WHAT IS BEING ASKED:
Your answer is a single number: how many lines hold the word "that"?
━━━━
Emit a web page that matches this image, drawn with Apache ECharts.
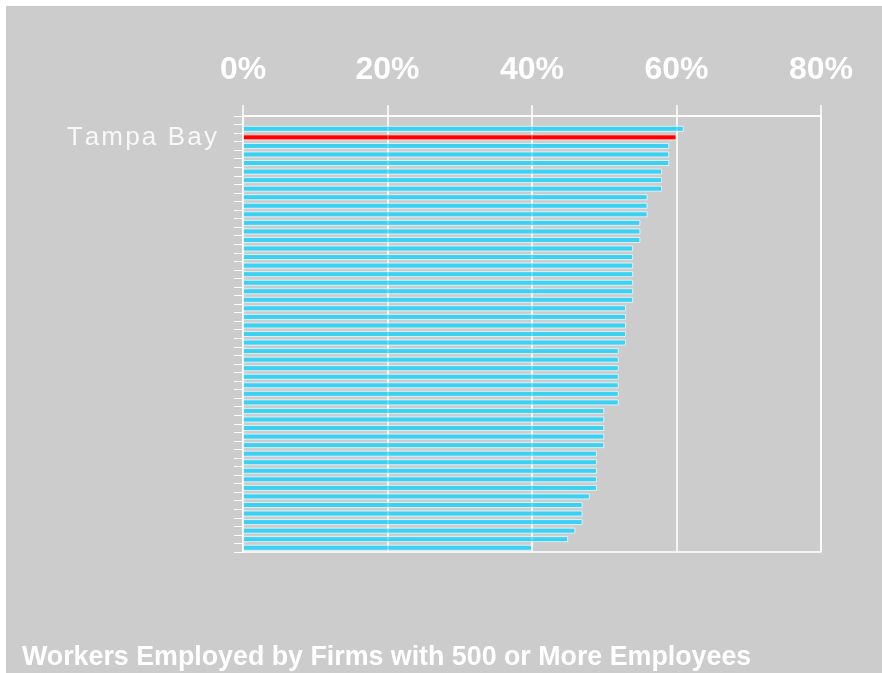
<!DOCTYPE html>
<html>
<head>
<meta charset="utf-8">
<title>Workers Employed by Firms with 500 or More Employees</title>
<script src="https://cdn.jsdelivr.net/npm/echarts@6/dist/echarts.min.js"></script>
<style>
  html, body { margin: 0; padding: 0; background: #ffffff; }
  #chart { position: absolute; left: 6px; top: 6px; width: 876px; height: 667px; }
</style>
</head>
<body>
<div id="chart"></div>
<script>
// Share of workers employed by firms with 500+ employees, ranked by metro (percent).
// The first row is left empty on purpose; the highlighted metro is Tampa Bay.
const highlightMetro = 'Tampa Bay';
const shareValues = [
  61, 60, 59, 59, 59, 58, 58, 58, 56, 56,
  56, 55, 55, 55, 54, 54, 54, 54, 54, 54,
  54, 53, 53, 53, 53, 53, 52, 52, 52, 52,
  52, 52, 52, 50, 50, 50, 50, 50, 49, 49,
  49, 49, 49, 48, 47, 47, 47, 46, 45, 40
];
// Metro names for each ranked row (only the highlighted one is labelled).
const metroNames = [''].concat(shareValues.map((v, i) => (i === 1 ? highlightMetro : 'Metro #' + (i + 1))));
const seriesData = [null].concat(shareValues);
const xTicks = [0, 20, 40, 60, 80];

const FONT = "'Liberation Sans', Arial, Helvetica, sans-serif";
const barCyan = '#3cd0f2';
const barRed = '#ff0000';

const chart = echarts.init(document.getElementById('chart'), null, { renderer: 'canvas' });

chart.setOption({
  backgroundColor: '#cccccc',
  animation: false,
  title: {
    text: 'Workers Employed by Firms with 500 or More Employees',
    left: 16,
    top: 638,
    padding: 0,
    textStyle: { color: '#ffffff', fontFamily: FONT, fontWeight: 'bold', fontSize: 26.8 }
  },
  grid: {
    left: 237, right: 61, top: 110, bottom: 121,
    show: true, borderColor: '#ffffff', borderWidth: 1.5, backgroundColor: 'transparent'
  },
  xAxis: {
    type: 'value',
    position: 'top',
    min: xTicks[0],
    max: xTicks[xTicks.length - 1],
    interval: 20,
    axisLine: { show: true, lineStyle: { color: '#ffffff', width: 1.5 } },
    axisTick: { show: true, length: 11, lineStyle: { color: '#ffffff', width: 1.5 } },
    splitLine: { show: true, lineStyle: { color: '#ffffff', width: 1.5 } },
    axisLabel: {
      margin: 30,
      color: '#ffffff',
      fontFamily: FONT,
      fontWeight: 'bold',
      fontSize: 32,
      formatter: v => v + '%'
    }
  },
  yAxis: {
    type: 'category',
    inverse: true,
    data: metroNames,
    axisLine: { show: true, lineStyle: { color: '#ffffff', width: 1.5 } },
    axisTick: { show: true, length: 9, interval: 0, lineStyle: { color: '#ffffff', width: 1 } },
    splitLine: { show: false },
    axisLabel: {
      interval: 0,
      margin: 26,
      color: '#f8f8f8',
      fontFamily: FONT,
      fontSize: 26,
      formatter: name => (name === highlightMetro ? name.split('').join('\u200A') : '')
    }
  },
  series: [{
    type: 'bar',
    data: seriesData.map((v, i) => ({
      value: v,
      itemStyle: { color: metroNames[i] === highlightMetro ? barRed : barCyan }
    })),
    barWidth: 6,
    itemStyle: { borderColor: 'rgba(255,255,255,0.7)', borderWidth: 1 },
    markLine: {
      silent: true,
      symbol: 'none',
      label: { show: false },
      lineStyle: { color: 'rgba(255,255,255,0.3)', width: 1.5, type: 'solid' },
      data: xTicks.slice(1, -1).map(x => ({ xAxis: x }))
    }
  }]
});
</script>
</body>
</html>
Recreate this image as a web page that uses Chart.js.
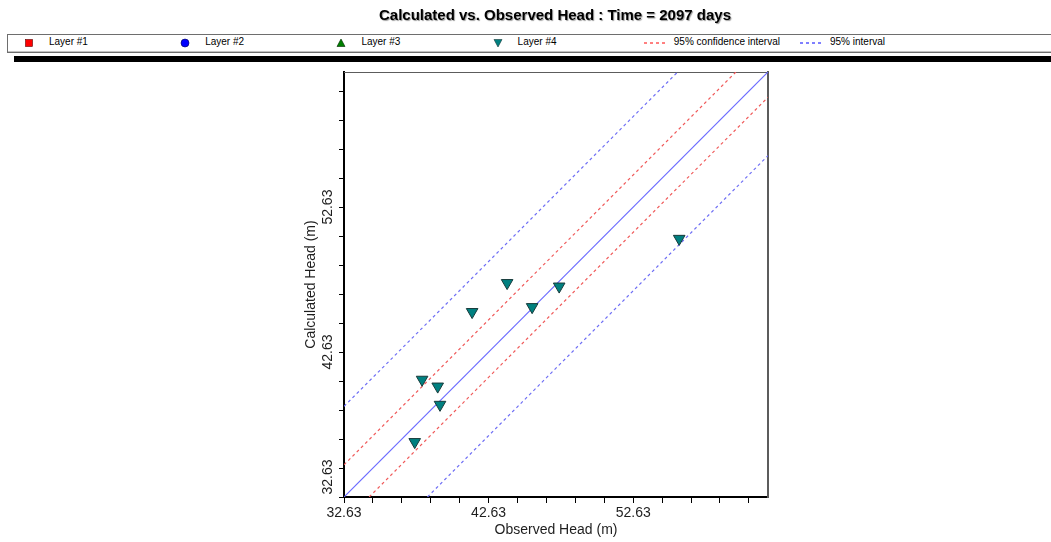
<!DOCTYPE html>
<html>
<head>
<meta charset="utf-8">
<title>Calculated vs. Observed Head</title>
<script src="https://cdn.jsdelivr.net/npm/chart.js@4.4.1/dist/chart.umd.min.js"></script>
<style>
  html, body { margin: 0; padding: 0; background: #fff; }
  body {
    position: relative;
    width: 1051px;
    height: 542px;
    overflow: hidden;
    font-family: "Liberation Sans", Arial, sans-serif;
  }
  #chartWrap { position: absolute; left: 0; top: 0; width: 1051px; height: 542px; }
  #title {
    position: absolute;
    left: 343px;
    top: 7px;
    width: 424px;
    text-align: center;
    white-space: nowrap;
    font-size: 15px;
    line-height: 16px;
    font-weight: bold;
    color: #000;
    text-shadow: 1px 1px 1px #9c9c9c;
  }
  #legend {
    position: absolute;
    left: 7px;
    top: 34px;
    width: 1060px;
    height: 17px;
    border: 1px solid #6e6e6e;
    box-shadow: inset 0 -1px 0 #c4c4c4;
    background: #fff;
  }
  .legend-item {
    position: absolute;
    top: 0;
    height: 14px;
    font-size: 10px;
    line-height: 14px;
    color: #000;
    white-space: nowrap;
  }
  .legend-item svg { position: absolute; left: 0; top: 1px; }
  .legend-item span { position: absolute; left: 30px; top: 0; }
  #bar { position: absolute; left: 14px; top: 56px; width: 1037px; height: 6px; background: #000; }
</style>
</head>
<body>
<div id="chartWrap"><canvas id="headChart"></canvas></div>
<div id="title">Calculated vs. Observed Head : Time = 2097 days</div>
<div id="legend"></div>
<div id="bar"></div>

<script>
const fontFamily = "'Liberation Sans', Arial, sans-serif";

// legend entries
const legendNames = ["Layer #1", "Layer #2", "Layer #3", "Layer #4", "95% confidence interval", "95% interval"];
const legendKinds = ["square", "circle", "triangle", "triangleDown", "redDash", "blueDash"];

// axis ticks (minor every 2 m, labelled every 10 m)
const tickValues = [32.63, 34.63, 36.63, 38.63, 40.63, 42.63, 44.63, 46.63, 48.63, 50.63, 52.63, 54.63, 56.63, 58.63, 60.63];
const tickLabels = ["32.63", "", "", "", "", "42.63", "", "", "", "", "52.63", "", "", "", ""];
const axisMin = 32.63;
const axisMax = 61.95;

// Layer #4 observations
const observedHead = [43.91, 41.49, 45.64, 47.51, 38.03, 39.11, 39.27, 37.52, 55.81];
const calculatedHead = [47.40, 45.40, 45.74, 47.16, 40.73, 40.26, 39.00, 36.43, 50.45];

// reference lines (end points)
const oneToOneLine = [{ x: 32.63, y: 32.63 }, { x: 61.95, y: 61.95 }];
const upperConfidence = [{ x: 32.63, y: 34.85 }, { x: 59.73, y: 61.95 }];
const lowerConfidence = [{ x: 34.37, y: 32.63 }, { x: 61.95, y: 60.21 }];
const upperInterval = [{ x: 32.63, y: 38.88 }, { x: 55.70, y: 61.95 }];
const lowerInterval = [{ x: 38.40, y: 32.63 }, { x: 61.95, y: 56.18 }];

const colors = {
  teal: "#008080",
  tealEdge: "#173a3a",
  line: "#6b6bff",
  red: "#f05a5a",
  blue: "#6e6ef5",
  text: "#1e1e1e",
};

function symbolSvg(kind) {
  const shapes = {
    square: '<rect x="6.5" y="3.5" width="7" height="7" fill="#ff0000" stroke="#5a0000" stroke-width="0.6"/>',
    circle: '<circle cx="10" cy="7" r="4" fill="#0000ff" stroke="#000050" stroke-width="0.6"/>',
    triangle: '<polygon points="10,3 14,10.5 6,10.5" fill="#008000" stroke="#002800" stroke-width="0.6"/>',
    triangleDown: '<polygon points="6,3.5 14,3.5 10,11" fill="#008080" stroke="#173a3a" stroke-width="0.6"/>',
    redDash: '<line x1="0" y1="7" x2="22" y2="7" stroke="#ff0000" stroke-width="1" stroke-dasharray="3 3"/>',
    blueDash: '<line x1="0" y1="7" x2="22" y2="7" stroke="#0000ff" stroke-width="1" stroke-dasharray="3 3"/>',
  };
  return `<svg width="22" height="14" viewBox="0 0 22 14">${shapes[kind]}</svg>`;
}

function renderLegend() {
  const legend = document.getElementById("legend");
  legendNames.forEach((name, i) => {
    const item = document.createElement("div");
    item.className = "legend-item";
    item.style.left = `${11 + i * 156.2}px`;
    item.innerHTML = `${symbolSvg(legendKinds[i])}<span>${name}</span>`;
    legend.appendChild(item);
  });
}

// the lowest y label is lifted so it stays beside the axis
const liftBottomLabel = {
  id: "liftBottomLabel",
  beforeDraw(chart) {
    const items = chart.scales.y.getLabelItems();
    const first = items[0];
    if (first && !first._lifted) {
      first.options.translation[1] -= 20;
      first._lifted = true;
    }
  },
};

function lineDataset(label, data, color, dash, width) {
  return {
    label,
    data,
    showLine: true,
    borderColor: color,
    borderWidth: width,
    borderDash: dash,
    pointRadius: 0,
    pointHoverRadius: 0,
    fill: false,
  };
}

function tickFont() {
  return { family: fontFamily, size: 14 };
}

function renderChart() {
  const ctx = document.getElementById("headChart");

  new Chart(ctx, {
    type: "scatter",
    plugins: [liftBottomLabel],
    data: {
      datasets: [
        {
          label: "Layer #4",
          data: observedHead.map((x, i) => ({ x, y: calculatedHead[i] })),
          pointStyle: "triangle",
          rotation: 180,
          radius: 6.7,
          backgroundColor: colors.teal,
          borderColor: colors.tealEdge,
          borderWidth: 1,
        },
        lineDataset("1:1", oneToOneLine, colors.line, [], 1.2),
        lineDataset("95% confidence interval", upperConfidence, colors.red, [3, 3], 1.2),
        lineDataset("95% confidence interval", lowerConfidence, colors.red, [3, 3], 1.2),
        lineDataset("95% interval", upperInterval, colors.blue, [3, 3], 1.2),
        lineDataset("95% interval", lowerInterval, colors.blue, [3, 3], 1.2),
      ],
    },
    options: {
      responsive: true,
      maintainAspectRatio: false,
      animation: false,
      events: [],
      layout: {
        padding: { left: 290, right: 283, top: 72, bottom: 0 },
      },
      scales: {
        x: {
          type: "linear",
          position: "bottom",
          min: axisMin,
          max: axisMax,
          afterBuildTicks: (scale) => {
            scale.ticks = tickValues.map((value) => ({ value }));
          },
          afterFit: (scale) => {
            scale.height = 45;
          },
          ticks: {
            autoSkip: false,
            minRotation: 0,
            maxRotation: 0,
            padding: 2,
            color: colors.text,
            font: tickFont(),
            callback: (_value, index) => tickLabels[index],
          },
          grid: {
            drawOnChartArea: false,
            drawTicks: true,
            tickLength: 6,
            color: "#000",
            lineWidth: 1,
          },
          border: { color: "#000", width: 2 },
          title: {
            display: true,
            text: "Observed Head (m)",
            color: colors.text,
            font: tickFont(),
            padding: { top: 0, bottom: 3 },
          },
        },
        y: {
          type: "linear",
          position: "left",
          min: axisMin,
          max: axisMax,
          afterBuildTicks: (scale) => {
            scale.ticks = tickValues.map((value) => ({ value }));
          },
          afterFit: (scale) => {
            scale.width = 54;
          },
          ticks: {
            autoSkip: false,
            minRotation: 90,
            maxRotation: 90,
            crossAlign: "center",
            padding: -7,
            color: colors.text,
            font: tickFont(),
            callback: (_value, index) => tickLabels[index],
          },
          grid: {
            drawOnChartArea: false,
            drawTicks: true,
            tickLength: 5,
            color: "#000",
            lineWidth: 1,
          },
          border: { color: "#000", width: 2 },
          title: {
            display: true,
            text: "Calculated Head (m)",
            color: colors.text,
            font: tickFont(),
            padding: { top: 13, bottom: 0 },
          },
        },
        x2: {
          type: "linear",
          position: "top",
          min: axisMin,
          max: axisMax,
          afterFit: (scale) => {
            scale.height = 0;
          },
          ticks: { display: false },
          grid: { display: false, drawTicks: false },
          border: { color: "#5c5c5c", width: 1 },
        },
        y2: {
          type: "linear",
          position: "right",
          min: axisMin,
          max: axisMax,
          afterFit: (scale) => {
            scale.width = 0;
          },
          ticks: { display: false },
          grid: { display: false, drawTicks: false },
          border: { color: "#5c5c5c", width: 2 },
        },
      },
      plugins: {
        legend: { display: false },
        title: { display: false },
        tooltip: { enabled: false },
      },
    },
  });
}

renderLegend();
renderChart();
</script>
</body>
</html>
━━━━
TASK ANSWER:
2